I was working in real estate marketing with a Dubai company but lost my job last year due to the impact of Covid-19 on business operations. My wife does not work and I am faced with an increasing debt pile. I took out a personal loan worth Dh150,000 in the UAE to buy a property in India and, until recently, had a Dh50,000 car loan.
Although I had some savings to meet rent commitments, we exhausted them very quickly. I don’t have any credit card debt. When our friends couldn’t help us financially, my wife had to sell her gold jewellery.
I managed to pay off the car loan, but the personal loan commitment remains. The bank had given me a payment holiday under the Targeted Economic Support Scheme, but that has also ended.
The bank’s collection agents are now hounding me with threats that they will file a police case unless I restart the loan payments. My job search has been unsuccessful, so I don’t have any income coming in. We are surviving on the bare minimum with the help of friends who lend me small amounts of money every month.
I want to return to my home country but am told that this may not be possible unless I have cleared all my debts. My wife has returned to India and I am staying with a friend in Ajman to keep costs to a minimum.

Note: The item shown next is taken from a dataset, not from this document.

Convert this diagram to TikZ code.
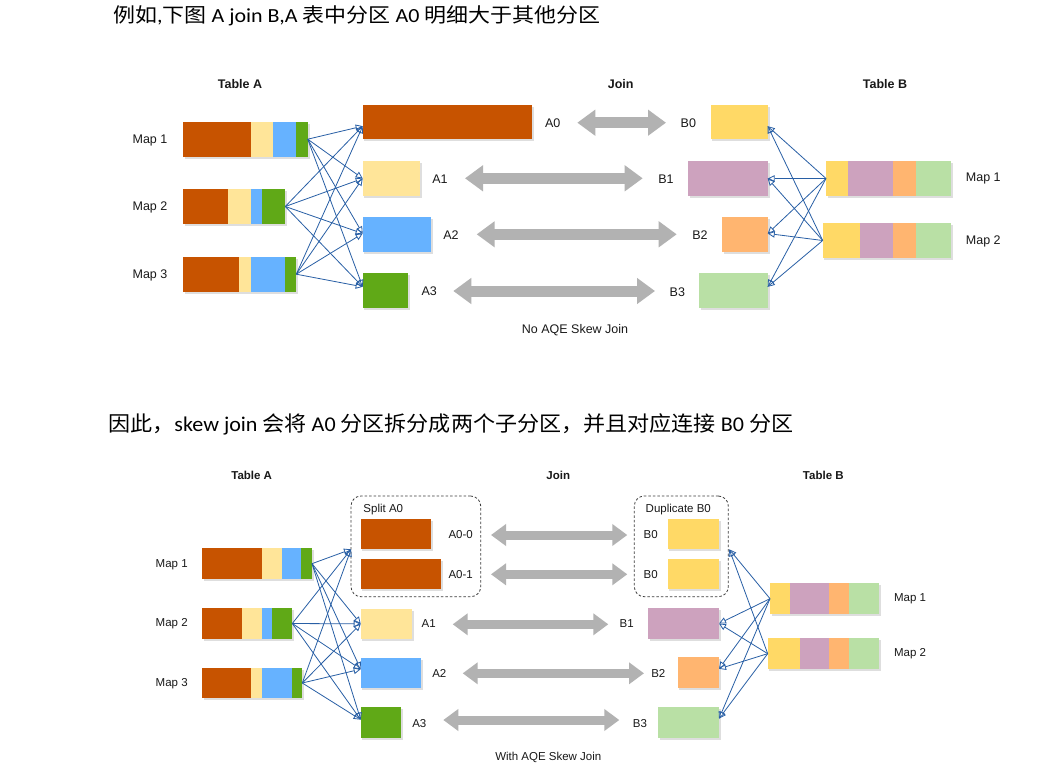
\documentclass[tikz,border=0pt]{standalone}
\usepackage{fontspec}
\usepackage{graphicx}
\setmainfont{Carlito}
\newfontfamily\cjk{Noto Sans CJK SC}
\newfontfamily\dia{Liberation Sans}
\usetikzlibrary{arrows.meta,calc}
\definecolor{brownA}{RGB}{199,83,0}
\definecolor{yelA}{RGB}{255,229,153}
\definecolor{bluA}{RGB}{102,178,255}
\definecolor{grnA}{RGB}{96,169,23}
\definecolor{yelB}{RGB}{255,217,102}
\definecolor{purB}{RGB}{205,162,190}
\definecolor{oraB}{RGB}{255,181,112}
\definecolor{grnB}{RGB}{185,224,165}
\definecolor{linkblue}{RGB}{40,95,165}
\definecolor{joingray}{RGB}{178,178,178}
\definecolor{txt}{RGB}{25,25,25}
\definecolor{grpline}{RGB}{60,60,60}
\newcommand\shd[4]{\fill[black,opacity=0.13] (#1+1.5,#2+1.8) rectangle (#3+1.8,#4+2);}
\newcommand\bx[6]{\node[seg, fill=#6, minimum width={(#4-#2)*1pt}, minimum height={(#5-#3)*1pt}] (#1) at (#2,#3) {};}
\begin{document}
\begin{tikzpicture}[x=1pt,y=-1pt,
  seg/.style={rectangle, inner sep=0pt, outer sep=0pt, anchor=north west, draw=none},
  lbl/.style={font=\dia\fontsize{12.5}{14}\selectfont, text=txt, inner sep=0pt},
  hdr/.style={font=\dia\bfseries\fontsize{12.5}{14}\selectfont, text=txt, inner sep=0pt},
  lbls/.style={font=\dia\fontsize{11.5}{13}\selectfont, text=txt, inner sep=0pt},
  hdrs/.style={font=\dia\bfseries\fontsize{11.5}{13}\selectfont, text=txt, inner sep=0pt},
  link/.style={draw=linkblue, line width=0.8pt, -{Triangle[open, length=7pt, width=6.5pt]}},
  joinT/.style={draw=joingray, line width=11pt, {Triangle[length=18pt,width=25pt]}-{Triangle[length=18pt,width=25pt]}},
  joinB/.style={draw=joingray, line width=9pt, {Triangle[length=15pt,width=21pt]}-{Triangle[length=15pt,width=21pt]}},
  grp/.style={rectangle, anchor=north west, draw=grpline, dash pattern=on 2.5pt off 2pt, rounded corners=10pt, line width=0.8pt, inner sep=0pt, outer sep=0pt},
]
\fill[white] (0,0) rectangle (1044,777);
\useasboundingbox (0,0) rectangle (1044,777);

% ---------- text lines ----------
\node[anchor=west, inner sep=0pt, text=black] (line1) at (113,16)
  {\resizebox{487pt}{\height}{\fontsize{20}{24}\selectfont{\cjk 例如},{\cjk 下图} A join B,A {\cjk 表中分区} A0 {\cjk 明细大于其他分区}}};
\node[anchor=west, inner sep=0pt, text=black] (line2) at (108,424)
  {\resizebox{685pt}{\height}{\fontsize{21}{24}\selectfont{\cjk 因此，}skew join {\cjk 会将} A0 {\cjk 分区拆分成两个子分区，并且对应连接} B0 {\cjk 分区}}};

% =============== TOP DIAGRAM ===============
\node[hdr] (tTA) at (240,84) {Table A};
\node[hdr] (tJ) at (620.7,84) {Join};
\node[hdr] (tTB) at (885,84) {Table B};

% Table A maps
\shd{183.3}{121.7}{307.7}{156.7}
\bx{tM1a}{183.3}{121.7}{250.7}{156.7}{brownA}
\bx{tM1b}{250.7}{121.7}{273.3}{156.7}{yelA}
\bx{tM1c}{273.3}{121.7}{295.7}{156.7}{bluA}
\bx{tM1d}{295.7}{121.7}{307.7}{156.7}{grnA}
\shd{183.3}{189}{285.3}{224}
\bx{tM2a}{183.3}{189}{228.3}{224}{brownA}
\bx{tM2b}{228.3}{189}{251}{224}{yelA}
\bx{tM2c}{251}{189}{262}{224}{bluA}
\bx{tM2d}{262}{189}{285.3}{224}{grnA}
\shd{183.3}{256.7}{296.3}{291.7}
\bx{tM3a}{183.3}{256.7}{239.3}{291.7}{brownA}
\bx{tM3b}{239.3}{256.7}{251}{291.7}{yelA}
\bx{tM3c}{251}{256.7}{285.3}{291.7}{bluA}
\bx{tM3d}{285.3}{256.7}{296.3}{291.7}{grnA}
\node[lbl] (tML1) at (150,140) {Map 1};
\node[lbl] (tML2) at (150,207) {Map 2};
\node[lbl] (tML3) at (150,275) {Map 3};

% A partitions
\shd{362.7}{105}{532.3}{139.3}\bx{tA0}{362.7}{105}{532.3}{139.3}{brownA}
\shd{362.7}{161}{420}{196}\bx{tA1}{362.7}{161}{420}{196}{yelA}
\shd{362.7}{217.3}{430.7}{251.7}\bx{tA2}{362.7}{217.3}{430.7}{251.7}{bluA}
\shd{362.7}{273.3}{408.3}{308.3}\bx{tA3}{362.7}{273.3}{408.3}{308.3}{grnA}
\node[lbl] (tAL0) at (552.7,122.7) {A0};
\node[lbl] (tAL1) at (440,179.3) {A1};
\node[lbl] (tAL2) at (451,235) {A2};
\node[lbl] (tAL3) at (429.3,291) {A3};

% B partitions
\shd{710.7}{105}{767.7}{139.3}\bx{tB0}{710.7}{105}{767.7}{139.3}{yelB}
\shd{688.3}{161}{767.7}{196}\bx{tB1}{688.3}{161}{767.7}{196}{purB}
\shd{722}{217.3}{767.7}{251.7}\bx{tB2}{722}{217.3}{767.7}{251.7}{oraB}
\shd{699.3}{273.3}{767.7}{308.3}\bx{tB3}{699.3}{273.3}{767.7}{308.3}{grnB}
\node[lbl] (tBL0) at (688.3,123.3) {B0};
\node[lbl] (tBL1) at (666,179.3) {B1};
\node[lbl] (tBL2) at (700,235) {B2};
\node[lbl] (tBL3) at (677.3,291.7) {B3};

% Table B maps
\shd{826}{161}{950.7}{196}
\bx{tN1a}{826}{161}{848.3}{196}{yelB}
\bx{tN1b}{848.3}{161}{893.3}{196}{purB}
\bx{tN1c}{893.3}{161}{915.7}{196}{oraB}
\bx{tN1d}{915.7}{161}{950.7}{196}{grnB}
\shd{822.7}{223.3}{950.7}{257.7}
\bx{tN2a}{822.7}{223.3}{860}{257.7}{yelB}
\bx{tN2b}{860}{223.3}{893.3}{257.7}{purB}
\bx{tN2c}{893.3}{223.3}{915.7}{257.7}{oraB}
\bx{tN2d}{915.7}{223.3}{950.7}{257.7}{grnB}
\node[lbl] (tNL1) at (983.3,178.3) {Map 1};
\node[lbl] (tNL2) at (983.3,241) {Map 2};

% join arrows
\coordinate (tj0l) at (577.3,122.7); \coordinate (tj0r) at (666,122.7);
\coordinate (tj1l) at (465,178.3);   \coordinate (tj1r) at (642.7,178.3);
\coordinate (tj2l) at (476.7,234.3); \coordinate (tj2r) at (676.7,234.3);
\coordinate (tj3l) at (453.3,291);   \coordinate (tj3r) at (655,291);
\draw[joinT] (tj0l) -- (tj0r);
\draw[joinT] (tj1l) -- (tj1r);
\draw[joinT] (tj2l) -- (tj2r);
\draw[joinT] (tj3l) -- (tj3r);

% links
\coordinate (tA0in) at ([yshift=-4pt]tA0.west);
\coordinate (tA1in) at (tA1.west);
\coordinate (tA2in) at ([yshift=1pt]tA2.west);
\coordinate (tA3in) at ([yshift=4pt]tA3.west);
\foreach \s in {tM1d,tM2d,tM3d}
  \foreach \t in {tA0in,tA1in,tA2in,tA3in}
    \draw[link] (\s.east) -- (\t);
\coordinate (tB0in) at ([yshift=-4pt]tB0.east);
\coordinate (tB1in) at (tB1.east);
\coordinate (tB2in) at ([yshift=1pt]tB2.east);
\coordinate (tB3in) at ([yshift=4pt]tB3.east);
\foreach \s in {tN1a,tN2a}
  \foreach \t in {tB0in,tB1in,tB2in,tB3in}
    \draw[link] (\s.west) -- (\t);

\node[lbl] (tcap) at (575,330) {No AQE Skew Join};

% =============== BOTTOM DIAGRAM ===============
\node[hdrs] (bTA) at (251.7,475) {Table A};
\node[hdrs] (bJ) at (558.3,475) {Join};
\node[hdrs] (bTB) at (823.3,475) {Table B};

\shd{202.3}{548.3}{312}{579}
\bx{bM1a}{202.3}{548.3}{261.7}{579}{brownA}
\bx{bM1b}{261.7}{548.3}{281.7}{579}{yelA}
\bx{bM1c}{281.7}{548.3}{301.3}{579}{bluA}
\bx{bM1d}{301.3}{548.3}{312}{579}{grnA}
\shd{202.3}{608}{292.3}{639}
\bx{bM2a}{202.3}{608}{241.7}{639}{brownA}
\bx{bM2b}{241.7}{608}{262.3}{639}{yelA}
\bx{bM2c}{262.3}{608}{271.7}{639}{bluA}
\bx{bM2d}{271.7}{608}{292.3}{639}{grnA}
\shd{202.3}{667.7}{302.3}{698.3}
\bx{bM3a}{202.3}{667.7}{251}{698.3}{brownA}
\bx{bM3b}{251}{667.7}{262.3}{698.3}{yelA}
\bx{bM3c}{262.3}{667.7}{292}{698.3}{bluA}
\bx{bM3d}{292}{667.7}{302.3}{698.3}{grnA}
\node[lbls] (bML1) at (171.7,564.3) {Map 1};
\node[lbls] (bML2) at (171.7,624) {Map 2};
\node[lbls] (bML3) at (171.7,683.3) {Map 3};

% split A0 group
\node[grp, minimum width=129.7pt, minimum height=100.7pt] (bSplit) at (351,496) {};
\node[lbls] (bSplitL) at (383.3,509.3) {Split A0};
\shd{360.7}{518.7}{430.7}{549.3}\bx{bA00}{360.7}{518.7}{430.7}{549.3}{brownA}
\shd{360.7}{558.7}{440.7}{589}\bx{bA01}{360.7}{558.7}{440.7}{589}{brownA}
\node[lbls] (bAL00) at (460.7,535) {A0-0};
\node[lbls] (bAL01) at (460.7,574.3) {A0-1};
\shd{360.7}{608.7}{411.7}{639}\bx{bA1}{360.7}{608.7}{411.7}{639}{yelA}
\shd{360.7}{658}{420.7}{688.3}\bx{bA2}{360.7}{658}{420.7}{688.3}{bluA}
\shd{360.7}{707.3}{401}{738}\bx{bA3}{360.7}{707.3}{401}{738}{grnA}
\node[lbls] (bAL1) at (428.7,624) {A1};
\node[lbls] (bAL2) at (439.3,673.3) {A2};
\node[lbls] (bAL3) at (419.3,723.3) {A3};

% duplicate B0 group
\node[grp, minimum width=94pt, minimum height=100.7pt] (bDup) at (634.3,496) {};
\node[lbls] (bDupL) at (678.3,510) {Duplicate B0};
\shd{667.7}{518.7}{719}{549.3}\bx{bB0a}{667.7}{518.7}{719}{549.3}{yelB}
\shd{667.7}{558.7}{719}{589}\bx{bB0b}{667.7}{558.7}{719}{589}{yelB}
\node[lbls] (bBL0a) at (650.7,535) {B0};
\node[lbls] (bBL0b) at (650.7,574.3) {B0};
\shd{648.3}{608}{719}{639}\bx{bB1}{648.3}{608}{719}{639}{purB}
\shd{677.7}{657.3}{719}{688.3}\bx{bB2}{677.7}{657.3}{719}{688.3}{oraB}
\shd{658}{707.3}{719}{738}\bx{bB3}{658}{707.3}{719}{738}{grnB}
\node[lbls] (bBL1) at (626.7,624) {B1};
\node[lbls] (bBL2) at (658.3,673.3) {B2};
\node[lbls] (bBL3) at (640,723.3) {B3};

% Table B maps
\shd{770}{583.3}{879.3}{614}
\bx{bN1a}{770}{583.3}{790}{614}{yelB}
\bx{bN1b}{790}{583.3}{829.3}{614}{purB}
\bx{bN1c}{829.3}{583.3}{849.3}{614}{oraB}
\bx{bN1d}{849.3}{583.3}{879.3}{614}{grnB}
\shd{767.7}{638.3}{879.3}{669}
\bx{bN2a}{767.7}{638.3}{800}{669}{yelB}
\bx{bN2b}{800}{638.3}{829.3}{669}{purB}
\bx{bN2c}{829.3}{638.3}{849.3}{669}{oraB}
\bx{bN2d}{849.3}{638.3}{879.3}{669}{grnB}
\node[lbls] (bNL1) at (910,599) {Map 1};
\node[lbls] (bNL2) at (910,654) {Map 2};

% join arrows
\coordinate (bj0l) at (491,535);     \coordinate (bj0r) at (627.3,535);
\coordinate (bj1l) at (491,574.3);   \coordinate (bj1r) at (627.3,574.3);
\coordinate (bj2l) at (452.7,624.3); \coordinate (bj2r) at (608.3,624.3);
\coordinate (bj3l) at (462.7,673.3); \coordinate (bj3r) at (644,673.3);
\coordinate (bj4l) at (443.3,720);   \coordinate (bj4r) at (619.3,720);
\draw[joinB] (bj0l) -- (bj0r);
\draw[joinB] (bj1l) -- (bj1r);
\draw[joinB] (bj2l) -- (bj2r);
\draw[joinB] (bj3l) -- (bj3r);
\draw[joinB] (bj4l) -- (bj4r);

% links
\coordinate (bSin) at ([yshift=-3pt]bSplit.west);
\coordinate (bA1in) at (bA1.west);
\coordinate (bA2in) at ([yshift=4pt]bA2.west);
\coordinate (bA3in) at ([yshift=3pt]bA3.west);
\foreach \s in {bM1d,bM2d,bM3d}
  \foreach \t in {bSin,bA1in,bA2in,bA3in}
    \draw[link] (\s.east) -- (\t);
\coordinate (bDin) at ([yshift=-3pt,xshift=1pt]bDup.east);
\coordinate (bB1in) at (bB1.east);
\coordinate (bB2in) at ([yshift=4pt]bB2.east);
\coordinate (bB3in) at ([yshift=4pt]bB3.east);
\foreach \s in {bN1a,bN2a}
  \foreach \t in {bDin,bB1in,bB2in,bB3in}
    \draw[link] (\s.west) -- (\t);

\node[lbls] (bcap) at (548.3,757.3) {With AQE Skew Join};
\end{tikzpicture}
\end{document}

I need to return to India to be able to sell my property and use the proceeds to pay off the personal loan in the UAE, but I am worried that there might be a travel ban against me. What can I do? DG, Ajman
Debt panellist 1: R Sivaram, executive vice president and head of retail banking products at Emirates NBD
I am glad that you are being conscientious and responsible with regards to clearing your debts. It is always advisable to settle all loans before leaving the country.
As a first step, I would suggest you speak to the debt collection department at the bank to get a clear understanding of the total amount owed to settle your loan.
In parallel, you should also check on the amount you will potentially receive on selling your asset in India to assess if it will cover your debt.
Following this, I would advise meeting the bank representatives to discuss your situation and plan to settle the debt. You could explore issuing a Power of Attorney to your wife to complete the sale of your property in India. This would give you more time to look for suitable employment in the UAE.
Alternatively, if there is a friend or relative in the UAE ready to serve as a guarantor of your loan, this could help your plan to travel. I wish you the very best in finding employment at the earliest so that you may return to financial stability.
Debt panellist 2: Nathan McFarlane, founder of AskHelpWith.com
Many people around the world are in a similar situation and it is clear you are trying whatever is possible to solve this problem by showing good faith in your financial responsibilities − and that will certainly help you.
Unfortunately, collection agents often do not understand your circumstances and are unlikely to listen. The reality is that they are only listening if you are paying.
The best course of action to deal with the agents is to email them all the information that has been discussed in your calls with them as it is important to have everything in writing.
Beyond this, I feel that continuing to try to sell your property in India is the best way forward. Pay off the debt as quickly as possible.
A bank has a right to initially process your security cheque if you fail to make three repayments. Then if the cheque bounces, they can file a case against you.
However, this can be cleared by paying the relevant fine. If it is cleared and the bank has not initiated any civil proceedings at this stage, you shouldn’t have an issue exiting the country. You can check financial travel bans through the Dubai Police website.
Debt panellist 3: Jaya Ratnani, managing partner at Freed Financial Services
Many people have encountered similar adverse situations since the Covid-19 pandemic began last year. It must indeed be a testing time for you and your family, too. The good part is that you have been able to rely on your friends and family during such tough times. Now, if you take the right steps, you can pull yourself out of this situation.
You have done well by disposing of your car loan. And you have also done the right thing by not leaving the UAE. The consequences of leaving the UAE with unpaid debts can be serious.
Additionally, under the arrangement between the UAE and Indian governments, UAE lenders can track you even in India. Had you left the UAE with an unpaid loan, it would have been very difficult for you to resume a normal professional life in the UAE.
To your advantage, you have taken a loan not for consumption but for investing in a property. The good news is that the property market in India has started to recover.
You don’t need to return to India to sell your property. You can issue a PoA to your wife, which will allow her to sell the property and remit the funds to you. You’ll have to get the PoA attested by IVS Global, an authorised body of the Ministry of External Affairs in India.
In the meantime, stay in touch with your bank to maintain their trust. You should keep them appraised of your situation and the progress of selling your property. If there’s any progress on finding a new job, you should also keep your bank informed of that.
Once you have the funds available, you can start discussing a settlement negotiation with your bank. Even if the funds realised from the property sale are less than your debt obligation, you can negotiate a settlement with your bank, such as requesting it to accept a single payment with a waiver or a part payment with a reduced instalment plan. The choice of settlement method will also depend on your job situation.
For example, if you are expecting to find a decent-paying job soon, you have a better chance of settling the debt on more favourable terms. This option will allow you to have some reserves and keep your monthly payments manageable.